Suppose that on the basis of Miguel Tejada's career, everyone thinks he should hit .290 next year. But suppose Bob, who's a big fan of Tejada, and follows his plate appearances closely, has noticed something about his performance and thinks differently. Maybe it's some detailed observation that he swings a certain way, and other players with the same swing have declined more in their thirties than average. So Tejada should be only about .286.
That may be absolutely right, and figuring that out was an act of staggering sabermetric genius. Bob's estimate of .286 is correct, and the .290 estimates are all wrong. Bob is literally the only one in the world whose estimate is correct.
But in practice, how do you prove that? The standard deviation of batting average over 500 AB is about 20 points: so even with .286 being correct, there's still a 46% chance that A will hit closer to .290 than .286 next year. There's actually about a 1 in 3 chance that Tejada's average will be below .266 or above .306. For practical purposes, it's impossible to evaluate the two predictions on this one single sample. Even if Bob is omniscient, knowing everything possible about Tejada's talent, health, and diet, it's going to take a lot of evidence to prove that he's a better estimator than the mob, so long as the results of individual at-bats are random.
The problem is the small sample size: over 1000 predictions, or 1,000,000, Bob is going to have a better record than everyone else. But, who makes a million predictions, and who keeps track of them to evaluate them afterwards? And even if we do this a reasonable number of times, like 100, Bob still isn't assured of beating me. If his chance of beating me is 54%, then, if we predict 100 times each, I still have an almost
35% 21% chance of coming out the winner.
That is: an omnisicient expert can beat a reasonably-informed layman only about
65% 79% of the time. And that's after 100 trials each, 100 trials where the predictor actually has a significant edge in knowledge or analysis. In real life, if you get only one trial, and you're not even close to omniscient, and the prediction you're making may not be the one in which you have the most confidence, the public's expectations of you shouldn't be very high. Not because you're ignorant, but because life is just too random.

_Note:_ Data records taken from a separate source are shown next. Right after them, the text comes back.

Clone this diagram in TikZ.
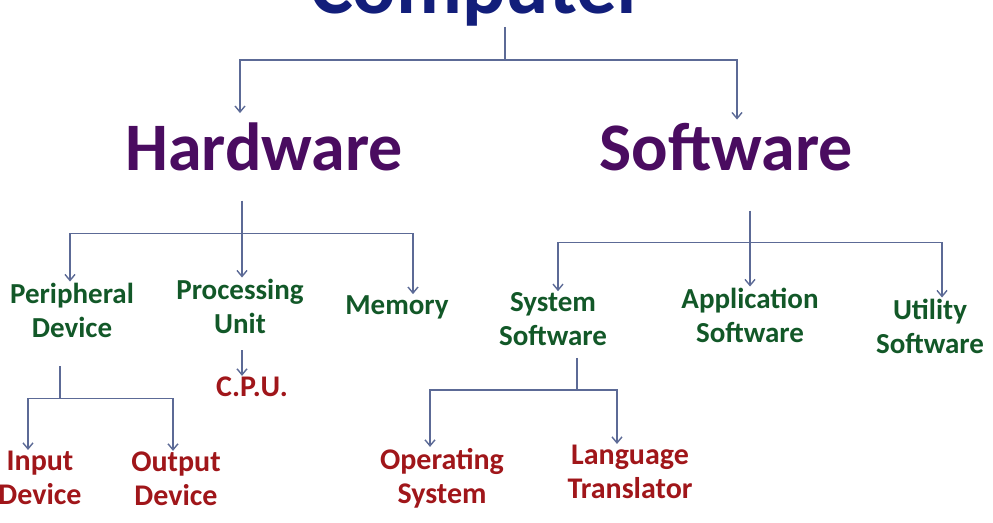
\documentclass[tikz,border=0pt]{standalone}
\usepackage{fontspec}
\setmainfont{Carlito}
\usetikzlibrary{arrows.meta}
\definecolor{bleunuit}{RGB}{18,30,122}
\definecolor{pourpre}{RGB}{74,12,96}
\definecolor{vert}{RGB}{18,88,40}
\definecolor{rouge}{RGB}{160,22,26}
\definecolor{gristrait}{RGB}{92,106,150}

\begin{document}
\begin{tikzpicture}[x=1pt,y=1pt]
		\tikzstyle{titre}=[font=\fontsize{81}{86}\selectfont\bfseries, text=bleunuit, inner sep=1pt]
		\tikzstyle{niveau}=[font=\fontsize{68}{72}\selectfont\bfseries, text=pourpre, inner sep=1pt]
		\tikzstyle{branche}=[font=\fontsize{29}{34}\selectfont\bfseries, text=vert, align=center, inner sep=1pt]
		\tikzstyle{feuille}=[branche, font=\fontsize{30}{34}\selectfont\bfseries, text=rouge]
		\tikzstyle{lien}=[draw=gristrait, line width=1.4pt]
		\tikzstyle{fleche}=[lien, -{Straight Barb[length=6pt,width=10pt]}]
		\useasboundingbox (0,0) rectangle (993,-522);
		\clip (0,0) rectangle (993,-522);
		\node[titre, anchor=base] (CO) at (478,-13) {Computer};
		\node[niveau, anchor=base] (HW) at (264,-170) {Hardware};
		\node[niveau, anchor=base] (SW) at (726,-170) {Software};
		\node[branche] (PD) at (72,-310) {Peripheral\\Device};
		\node[branche] (PU) at (240,-306) {Processing\\Unit};
		\node[branche] (ME) at (397,-307) {Memory};
		\node[branche] (SS) at (553,-319) {System\\Software};
		\node[branche] (AS) at (750,-315) {Application\\Software};
		\node[branche] (US) at (930,-326) {Utility\\Software};
		\node[feuille] (CP) at (252,-387) {C.P.U.};
		\node[feuille] (ID) at (40,-478) {Input\\Device};
		\node[feuille] (OD) at (176,-479) {Output\\Device};
		\node[feuille] (OS) at (442,-478) {Operating\\System};
		\node[feuille] (LT) at (630,-472) {Language\\Translator};

		\draw[lien] ([xshift=27pt]CO.south) -- ++(0,-33) coordinate (cj);
		\draw[fleche] (cj) -| ([xshift=-24pt,yshift=8pt]HW.north);
		\draw[fleche] (cj) -| ([xshift=11pt,yshift=2pt]SW.north);
		\draw[lien] ([xshift=-22pt,yshift=-29pt]HW.south) -- ++(0,-33) coordinate (hj);
		\draw[fleche] (hj) -| ([xshift=-2pt]PD.north);
		\draw[fleche] (hj) -| ([xshift=2pt]PU.north);
		\draw[fleche] (hj) -| ([xshift=16pt]ME.north);
		\draw[fleche] ([xshift=2pt,yshift=-16pt]PU.south) -- ([xshift=-10pt]CP.north);
		\draw[lien] ([xshift=-12pt,yshift=-28pt]PD.south) -- ++(0,-32) coordinate (pj);
		\draw[fleche] (pj) -| ([xshift=-12pt]ID.north);
		\draw[fleche] (pj) -| ([xshift=-3pt]OD.north);
		\draw[lien] ([xshift=24pt,yshift=-39pt]SW.south) -- ++(0,-32) coordinate (sj);
		\draw[fleche] (sj) -| ([xshift=5pt]SS.north);
		\draw[fleche] (sj) -| (AS.north);
		\draw[fleche] (sj) -| ([xshift=12pt]US.north);
		\draw[lien] ([xshift=24pt,yshift=-11pt]SS.south) -- ++(0,-32) coordinate (yj);
		\draw[fleche] (yj) -| ([xshift=-12pt]OS.north);
		\draw[fleche] (yj) -| ([xshift=-13pt]LT.north);
	\end{tikzpicture}
\end{document}
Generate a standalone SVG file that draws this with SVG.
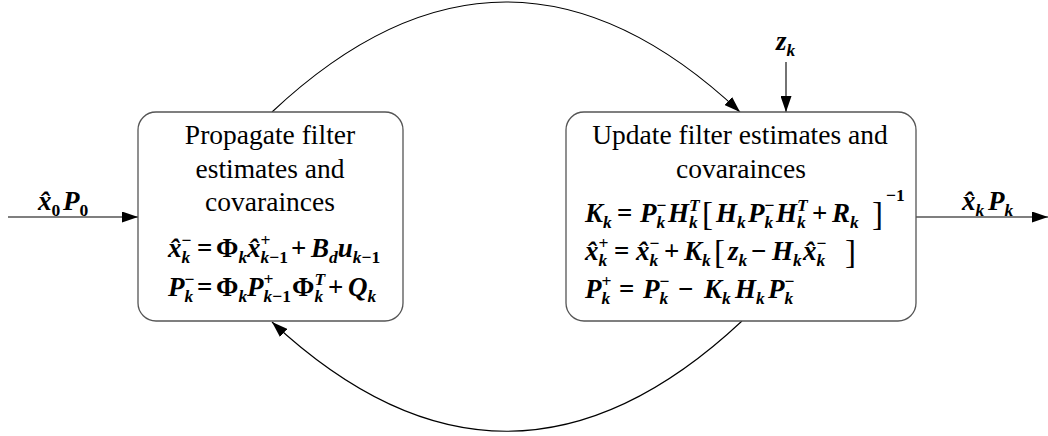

Of course, this is an arbitrary example, with more randomness (20 points) than knowledge (4 points). But isn't it roughly the same situation for the price of oil? The randomness in the economy is just huge. Part of the reason oil went down last year is because of the recession. The recession happened because of the credit crisis. And very few people foresaw the credit crisis, including people who had thousands, or millions, or billions of dollars on the line. For a government economist to be omniscient, he has to be omniscient about mortgage finance, and on the government's and public's reaction to every crisis that might possibly occur. That's asking a lot, isn't it? To an energy economist, the state of mortgage finance has to be taken as random.
Because life is random, and the price of oil is very sensitive to the randomness of human-caused shocks, you can't expect a single, point estimate of the price of oil to be 95% accurate within $1, or even $5. An estimate that precise is impossible, beyond the scope of human capability, and probably beyond the scope of the most powerful computers that could be imagined. An honest and competent forecaster will tell you that the best he can do is give you *distribution* for the future price of oil: maybe that there's a 60% chance it will be between $60 and $110, and a 10% chance it will be below $60, and maybe a 5% chance it'll go over $200 (if there's a major war in the Middle East, say), and so on. That's not something the newspapers are keen to report on -- it's hard to put in a headline, and it's harder for readers to understand.
What you hope Mr. Lidderdale's agency was probably saying was, "we have our best guess at a probability distribution for what the price of oil will be next year. Its mean is in the $75 to $85 range." If that phrasing makes journalists uncomfortable, fine. But that doesn't change the fact that it's the best anybody can do. And it doesn't change the fact that you can't decide how good a predictor is on the basis of one, two, or even a hundred point estimates. You need a LOT of data. And if an outlier happens, all evaluations are off. I'd bet that anyone who predicted, back in 2007, that oil would jump to $140 and then drop back to $37, is a kook, not an expert. What happened in 2008 was something of an outlier, random, unpredictable, and unknowable. Anyone who came close was probably just drop-dead lucky.